Starting at the first line of the data, please print exactly those lines through the one that holds "const py = y => (plotB - y) / ph;", omitting every picture.

■ STORED DATA

▬▬▬▬▬▬▬▬▬▬

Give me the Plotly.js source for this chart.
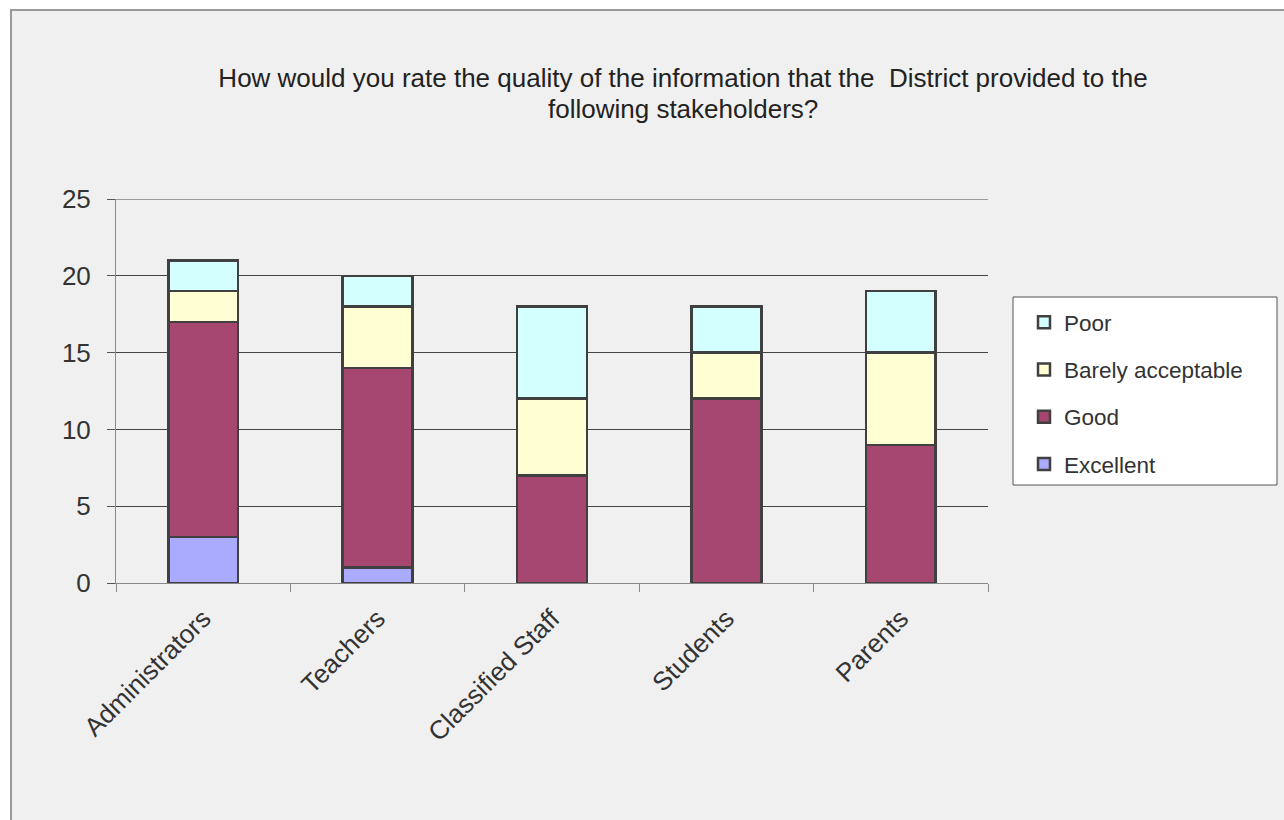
<!DOCTYPE html>
<html><head><meta charset="utf-8">
<script src="https://cdn.plot.ly/plotly-3.0.1.min.js"></script>
<style>
html,body{margin:0;padding:0;background:#ffffff;overflow:hidden;}
#frame{position:absolute;left:10px;top:9px;width:1274px;height:811px;border-left:2px solid #999;border-top:2px solid #999;background:#f0f0f0;}
#chart{position:absolute;left:-12px;top:-11px;width:1284px;height:820px;}
</style></head>
<body>
<div id="frame"><div id="chart"></div></div>
<script>
const categories = ["Administrators", "Teachers", "Classified Staff", "Students", "Parents"];
const excellent = [3, 1, 0, 0, 0];
const good = [14, 13, 7, 12, 9];
const barelyAcceptable = [2, 4, 5, 3, 6];
const poor = [2, 2, 6, 3, 4];
const seriesNames = ["Excellent", "Good", "Barely acceptable", "Poor"];
const seriesColors = ["#aaaaff", "#a6476f", "#ffffd3", "#d3ffff"];
const yTicks = [0, 5, 10, 15, 20, 25];
const titleLines = ["How would you rate the quality of the information that the  District provided to the", "following stakeholders?"];

const values = [excellent, good, barelyAcceptable, poor];
const traces = values.map((v, i) => ({
  type: "bar",
  x: categories,
  y: v,
  name: seriesNames[i],
  legendgroup: "g" + i,
  legendrank: values.length - i,
  marker: {color: seriesColors[i], line: {color: "#404040", width: 2.5}},
  hoverinfo: "x+y+name"
}));

const plotL = 116, plotR = 988, plotT = 199, plotB = 583;
const pw = plotR - plotL, ph = plotB - plotT;
const px = x => (x - plotL) / pw;
const py = y => (plotB - y) / ph;

const layout = {
  width: 1284, height: 820,
  paper_bgcolor: "rgba(0,0,0,0)",
  plot_bgcolor: "rgba(0,0,0,0)",
  barmode: "stack",
  bargap: 0.6,
  margin: {l: plotL, r: 1284 - plotR, t: plotT, b: 820 - plotB},
  font: {family: "Liberation Sans, Arial, sans-serif", color: "#333"},
  title: {
    text: titleLines[0],
    font: {size: 26, color: "#222"},
    xref: "container", x: 683 / 1284, xanchor: "center",
    yref: "container", y: 1 - 78 / 820, yanchor: "middle"
  },
  annotations: [{
    text: titleLines[1], showarrow: false,
    font: {size: 26, color: "#222"},
    xref: "paper", x: px(683), xanchor: "center",
    yref: "paper", y: py(108.5), yanchor: "middle"
  }],
  shapes: [
    {type: "rect", xref: "paper", yref: "paper", x0: px(1013), x1: px(1277), y0: py(485), y1: py(297),
     fillcolor: "#ffffff", line: {color: "#555", width: 1}, layer: "below"},
    {type: "line", xref: "paper", yref: "y", x0: 0, x1: 1, y0: yTicks[yTicks.length - 1], y1: yTicks[yTicks.length - 1],
     line: {color: "#444", width: 1}, layer: "below"}
  ],
  xaxis: {
    tickangle: -45,
    tickfont: {size: 26, color: "#333"},
    showline: true, linecolor: "#888", linewidth: 1,
    ticks: "outside", ticklen: 8, tickcolor: "#888",
    tickson: "boundaries",
    ticklabelstandoff: 9,
    showgrid: false
  },
  yaxis: {
    range: [0, 25],
    tickvals: yTicks,
    tickfont: {size: 26, color: "#333"},
    showgrid: true, gridcolor: "#444", gridwidth: 1,
    showline: true, linecolor: "#888", linewidth: 1,
    ticks: "outside", ticklen: 8, tickcolor: "#555",
    ticklabelstandoff: 11,
    zeroline: false
  },
  showlegend: true,
  legend: {
    x: px(1024), xanchor: "left",
    y: py(301), yanchor: "top",
    bgcolor: "rgba(0,0,0,0)",
    borderwidth: 0,
    font: {size: 22.5, color: "#333"},
    traceorder: "grouped",
    tracegroupgap: 15,
    itemwidth: 30
  }
};

Plotly.newPlot("chart", traces, layout, {displayModeBar: false, staticPlot: true});
</script>
</body></html>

▬▬▬▬▬▬▬▬▬▬

■ EXERCISE ANSWER
Give me the Plotly.js source for this chart.
<!DOCTYPE html>
<html><head><meta charset="utf-8">
<script src="https://cdn.plot.ly/plotly-3.0.1.min.js"></script>
<style>
html,body{margin:0;padding:0;background:#ffffff;overflow:hidden;}
#frame{position:absolute;left:10px;top:9px;width:1274px;height:811px;border-left:2px solid #999;border-top:2px solid #999;background:#f0f0f0;}
#chart{position:absolute;left:-12px;top:-11px;width:1284px;height:820px;}
</style></head>
<body>
<div id="frame"><div id="chart"></div></div>
<script>
const categories = ["Administrators", "Teachers", "Classified Staff", "Students", "Parents"];
const excellent = [3, 1, 0, 0, 0];
const good = [14, 13, 7, 12, 9];
const barelyAcceptable = [2, 4, 5, 3, 6];
const poor = [2, 2, 6, 3, 4];
const seriesNames = ["Excellent", "Good", "Barely acceptable", "Poor"];
const seriesColors = ["#aaaaff", "#a6476f", "#ffffd3", "#d3ffff"];
const yTicks = [0, 5, 10, 15, 20, 25];
const titleLines = ["How would you rate the quality of the information that the  District provided to the", "following stakeholders?"];

const values = [excellent, good, barelyAcceptable, poor];
const traces = values.map((v, i) => ({
  type: "bar",
  x: categories,
  y: v,
  name: seriesNames[i],
  legendgroup: "g" + i,
  legendrank: values.length - i,
  marker: {color: seriesColors[i], line: {color: "#404040", width: 2.5}},
  hoverinfo: "x+y+name"
}));

const plotL = 116, plotR = 988, plotT = 199, plotB = 583;
const pw = plotR - plotL, ph = plotB - plotT;
const px = x => (x - plotL) / pw;
const py = y => (plotB - y) / ph;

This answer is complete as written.